In any of the open conditions, the sliding sleeve 120 can be fully closed on the ported sleeve (170) to stop flow. As best shown in
In the current implementation, applying pressure to the close line 103b closes the tool 100 all the way no matter what current position the sliding sleeve 120 has. In some implementations, closing at discrete positions may be desired. To do this, an entire reverse assembly of a catch, trigger, dogs, chambers, and slots can be provided on the tool 100 opposite to those already shown. When hydraulic pressure is applied to the close line 103b, these reverse components can operate in the same manner described above, but only in the reverse direction. In this way, the sliding sleeve 120 can ratchet closed in discrete positions. To operate, the reverse (downward) components must accommodate the upward movement of the sliding sleeve 120 from the (upward) components (i.e., catch, trigger, dogs, etc. described previously) and vice versa.

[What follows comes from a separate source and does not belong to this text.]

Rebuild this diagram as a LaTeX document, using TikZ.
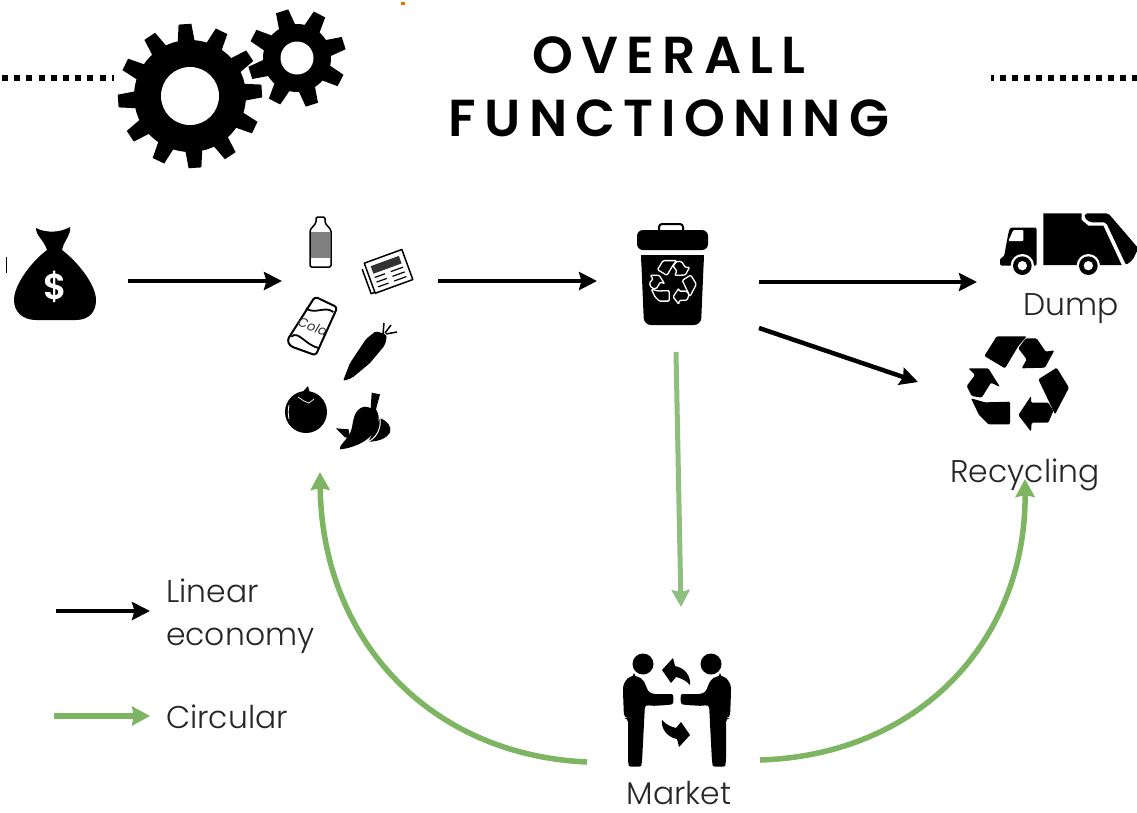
\documentclass[tikz,border=0pt]{standalone}
\usepackage{fontspec}
\usetikzlibrary{arrows.meta}
\setmainfont{Poppins}
\newfontfamily\titlefont[LetterSpace=15.8]{Poppins SemiBold}
\newfontfamily\dollarfont{Poppins SemiBold}
\newfontfamily\labelfont{Poppins Light}
\definecolor{circgreen}{HTML}{7DB562}
\definecolor{paleline}{HTML}{8FBF7E}
\tikzset{
  blackarrow/.style={line width=4.5pt,black,-{Stealth[length=18pt,width=18pt,inset=2.5pt]}},
  greenarrow/.style={line width=5.5pt,circgreen,-{Stealth[length=18pt,width=19pt,inset=2pt]}},
  palearrow/.style={line width=5pt,paleline,-{Stealth[length=17pt,width=18pt,inset=2pt]}},
  dotline/.style={line width=6pt,black,dash pattern=on 6pt off 6.2pt},
  dotlineR/.style={line width=6pt,black,dash pattern=on 6pt off 6pt,dash phase=3pt},
  lab/.style={inner sep=0pt,font=\labelfont\fontsize{31.4}{36}\selectfont,text=black!85},
  titletext/.style={inner sep=0pt,font=\titlefont\fontsize{52}{60}\selectfont},
  thinink/.style={draw=black,line width=1.5pt,line join=round,fill=white}
}
% gear: cx cy body tip toothcount startangle holeradius
\newcommand{\gearicon}[7]{%
  \fill[black] (#1,#2) circle[radius=#3];
  \foreach \k in {1,...,#5}{
    \begin{scope}[shift={(#1,#2)},rotate=#6+\k*360/#5]
      \fill[black] (#3-3,-8.6) -- (#4,-6.4) -- (#4,6.4) -- (#3-3,8.6) -- cycle;
    \end{scope}}
  \fill[white] (#1,#2) circle[radius=#7];
}
% recycling symbol: cx cy scale style (shape in 3x coordinates round 183,172)
\newcommand{\recycleicon}[4]{%
  \begin{scope}[shift={(#1,#2)},scale=#3/3,shift={(-183,-172)},rounded corners=1.2pt]
    \path[#4] (88,85) -- (125,26) -- (215,26) -- (190,55) -- (150,122) -- cycle;
    \path[#4] (190,62) -- (212,32) -- (245,32) -- (272,72) -- (298,68) -- (270,120) -- (200,122) -- (215,95) -- cycle;
    \path[#4] (250,155) -- (305,120) -- (342,180) -- (300,260) -- cycle;
    \path[#4] (190,262) -- (228,205) -- (228,225) -- (280,225) -- (295,250) -- (280,285) -- (230,285) -- (228,312) -- cycle;
    \path[#4] (48,212) -- (90,224) -- (165,222) -- (165,290) -- (100,290) -- (72,262) -- cycle;
    \path[#4] (40,122) -- (100,122) -- (135,178) -- (108,165) -- (80,210) -- (50,205) -- (35,175) -- (60,142) -- cycle;
  \end{scope}
}
\newcommand{\personshape}{%
  \fill[black] (643,664) circle[radius=10.5];
  \fill[black,rounded corners=4pt] (634,677) .. controls (641,677) and (645,682) .. (647,690)
    -- (651,694) -- (668,694) .. controls (674,694) and (674,704) .. (668,705) -- (650,706)
    -- (645,704) -- (642,762) .. controls (641,767) and (629,767) .. (628,762) -- (628,718)
    -- (624,718) -- (623,692) .. controls (623,683) and (628,677) .. (634,677) -- cycle;
}
\newcommand{\swaparrow}{%
  \fill[black] (662,670) -- (673,658) -- (675,666) .. controls (685,668) and (691,676) .. (690,685)
    .. controls (686,680) and (680,678) .. (676,677) -- (671,683) -- cycle;
}
\begin{document}
\begin{tikzpicture}[x=1pt,y=-1pt]
\useasboundingbox (0,0) rectangle (1137,812);
\fill[white] (0,0) rectangle (1137,812);
% speck
\fill[orange!90!black] (401,2) rectangle (405,5);
% header
\coordinate (dotLa) at (2,77.5); \coordinate (dotLb) at (114,77.5);
\coordinate (dotRa) at (991,77.5); \coordinate (dotRb) at (1137,77.5);
\draw[dotline] (dotLa) -- (dotLb);
\draw[dotlineR] (dotRa) -- (dotRb);
\gearicon{190}{96}{56}{72}{12}{4}{29}
\gearicon{297}{58}{34}{49}{8}{17.7}{16.5}
\node[titletext] (title1) at (669,55) {OVERALL};
\node[titletext] (title2) at (669,118) {FUNCTIONING};

% money bag
\fill[black] (6,257) rectangle (7,273);
\fill[black] (47,250) .. controls (31,262) and (14,285) .. (14,300) .. controls (14,312) and (23,320) .. (36,320)
  -- (76,320) .. controls (89,320) and (96,312) .. (96,300) .. controls (96,285) and (78,262) .. (62,250) -- cycle;
\fill[black] (47,250) .. controls (44,240) and (36,236) .. (36,228) .. controls (45,233) and (60,233) .. (70,227)
  .. controls (71,236) and (64,240) .. (62,250) -- cycle;
\node[inner sep=0pt,text=white,font=\dollarfont\fontsize{36}{40}\selectfont] (dollar) at (55,287) {\$};

% bottle
\draw[thinink,rounded corners=1.5pt] (316,217) -- (325,217) -- (325,223) -- (331,230) -- (331,267) -- (310,267) -- (310,230) -- (316,223) -- cycle;
\fill[black!50] (311,232) rectangle (330,258);

% newspaper
\begin{scope}[shift={(387,273)},rotate=20]
  \draw[thinink] (-22,-12) -- (-22,14) -- (14,14);
  \draw[thinink] (-18,-17) rectangle (22,15);
  \fill[black!80] (-13,-12) rectangle (17,-4);
  \foreach \yy in {0,5,10}{
    \draw[black,line width=1.2pt] (-13,\yy) -- (-2,\yy);
    \draw[black,line width=1.2pt] (4,\yy) -- (17,\yy);
  }
\end{scope}

% can, peppers (3x coordinates)
\begin{scope}[shift={(270,200)},scale=1/3]
  \draw[thinink,line width=2pt,rounded corners=3pt] (135,290) -- (202,322) -- (137,466) -- (60,438) -- (52,420) -- cycle;
  \draw[black,line width=1.8pt] (108,325) .. controls (135,345) and (165,316) .. (190,336);
  \draw[black,line width=1.8pt] (64,410) .. controls (85,390) and (105,435) .. (148,445);
  \node[inner sep=0pt,rotate=-20,font=\itshape\fontsize{13}{14}\selectfont,text=black!80] (cola) at (128,380) {Cola};
  % peppers
  \fill[black] (198,685) -- (236,688) -- (240,715) -- (225,712) -- cycle;
  \fill[black] (330,655) .. controls (352,662) and (366,680) .. (360,698) .. controls (350,715) and (325,725) .. (295,725) -- cycle;
  \draw[white,line width=1pt] (330,655) .. controls (335,690) and (315,715) .. (295,725);
  \fill[black] (305,578) -- (330,583) -- (318,628) .. controls (332,650) and (328,680) .. (305,705)
    .. controls (285,728) and (245,745) .. (210,748) .. controls (205,740) and (225,725) .. (240,700)
    .. controls (252,675) and (245,640) .. (272,624) .. controls (282,618) and (295,620) .. (302,625) -- cycle;
\end{scope}

% carrot
\fill[black,rounded corners=2pt] (343,381) -- (350,363) -- (366,339) -- (376,331) -- (387,335) -- (385,345) -- (370,363) -- (352,378) -- cycle;
\draw[black,line width=1.5pt] (383,334) -- (384,323) (385,333) -- (391,325) (386,334) -- (397,332);

% tomato
\fill[black] (306,412) circle[radius=21];
\fill[black] (299,396) -- (308,386) -- (310,394) -- (318,397) -- (309,400) -- cycle;
\draw[white,line width=0.8pt] (289,405) .. controls (288,410) and (288,414) .. (289,419);
\draw[white,line width=0.7pt] (298,397) -- (304,401) -- (309,403) -- (314,399);

% bin
\draw[black,line width=2pt,rounded corners=3pt] (659,231) -- (659,224) -- (683,224) -- (683,231);
\fill[black,rounded corners=6pt] (637,250) -- (637,230) -- (708,230) -- (708,250) -- cycle;
\fill[black,rounded corners=7pt] (641,255) -- (704,255) -- (701,325) -- (644,325) -- cycle;
\fill[black] (641,255) rectangle (704,262);
\recycleicon{672}{283}{0.46}{fill=black,draw=white,line width=1.3pt,line join=round}

% truck
\begin{scope}[shift={(990,205)},scale=1/3]
  \fill[black,rounded corners=1.5pt] (30,182) -- (30,160) -- (42,155) -- (55,85) -- (60,68) -- (140,68) -- (140,182) -- cycle;
  \fill[white,rounded corners=1pt] (55,108) -- (70,75) -- (100,75) -- (100,108) -- cycle;
  \fill[black] (160,25) -- (275,25) -- (275,45) -- (295,62) -- (340,62) -- (395,180) -- (160,180) -- cycle;
  \fill[black,rounded corners=2pt] (285,25) -- (355,25) -- (445,130) -- (428,165) -- (408,180) -- (348,52) -- (300,52) -- (283,38) -- cycle;
  \foreach \wx in {97,295}{
    \fill[white] (\wx,182) circle[radius=35];
    \fill[black] (\wx,182) circle[radius=28];
    \fill[white] (\wx,182) circle[radius=14];
  }
\end{scope}
\node[lab,anchor=base] (dump) at (1071,315) {Dump};

% recycling
\recycleicon{1016}{385}{1}{fill=black}
\node[lab,anchor=base] (recycling) at (1025,482) {Recycling};

% market
\personshape
\begin{scope}[shift={(1354,0)},xscale=-1]
  \personshape
\end{scope}
\swaparrow
\begin{scope}[shift={(1352,1405)},scale=-1]
  \swaparrow
\end{scope}
\node[lab,anchor=base] (market) at (679,804) {Market};

% connector ends
\coordinate (bagOut) at (128,281); \coordinate (goodsIn) at (282,281);
\coordinate (goodsOut) at (438,281); \coordinate (binIn) at (597,281);
\coordinate (binOutA) at (759,282); \coordinate (truckIn) at (977,282);
\coordinate (binOutB) at (759,328); \coordinate (recycleIn) at (918,382);
\coordinate (binOutC) at (676,352); \coordinate (marketIn) at (681,607);
\coordinate (marketOutL) at (587,762); \coordinate (goodsBack) at (320,472);
\coordinate (marketOutR) at (760,760); \coordinate (recyclingBack) at (1025,479);
\coordinate (legA1) at (56,611); \coordinate (legA2) at (150,611);
\coordinate (legB1) at (54,716); \coordinate (legB2) at (150,716);

\draw[blackarrow] (bagOut) -- (goodsIn);
\draw[blackarrow] (goodsOut) -- (binIn);
\draw[blackarrow] (binOutA) -- (truckIn);
\draw[blackarrow] (binOutB) -- (recycleIn);
\draw[palearrow] (binOutC) -- (marketIn);
\draw[greenarrow] (marketOutL) .. controls (430,755) and (322,640) .. (goodsBack);
\draw[greenarrow] (marketOutR) .. controls (920,755) and (1026,640) .. (recyclingBack);

% legend
\draw[blackarrow] (legA1) -- (legA2);
\draw[greenarrow] (legB1) -- (legB2);
\node[lab,anchor=base west] (linear) at (166,602) {Linear};
\node[lab,anchor=base west] (economy) at (166,645) {economy};
\node[lab,anchor=base west] (circular) at (166,728) {Circular};
\end{tikzpicture}
\end{document}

The foregoing description of preferred and other embodiments is not intended to limit or restrict the scope or applicability of the inventive concepts conceived of by the Applicants. In exchange for disclosing the inventive concepts contained herein, the Applicants desire all patent rights afforded by the appended claims. Therefore, it is intended that the appended claims include all modifications and alterations to the full extent that they come within the scope of the following claims or the equivalents thereof.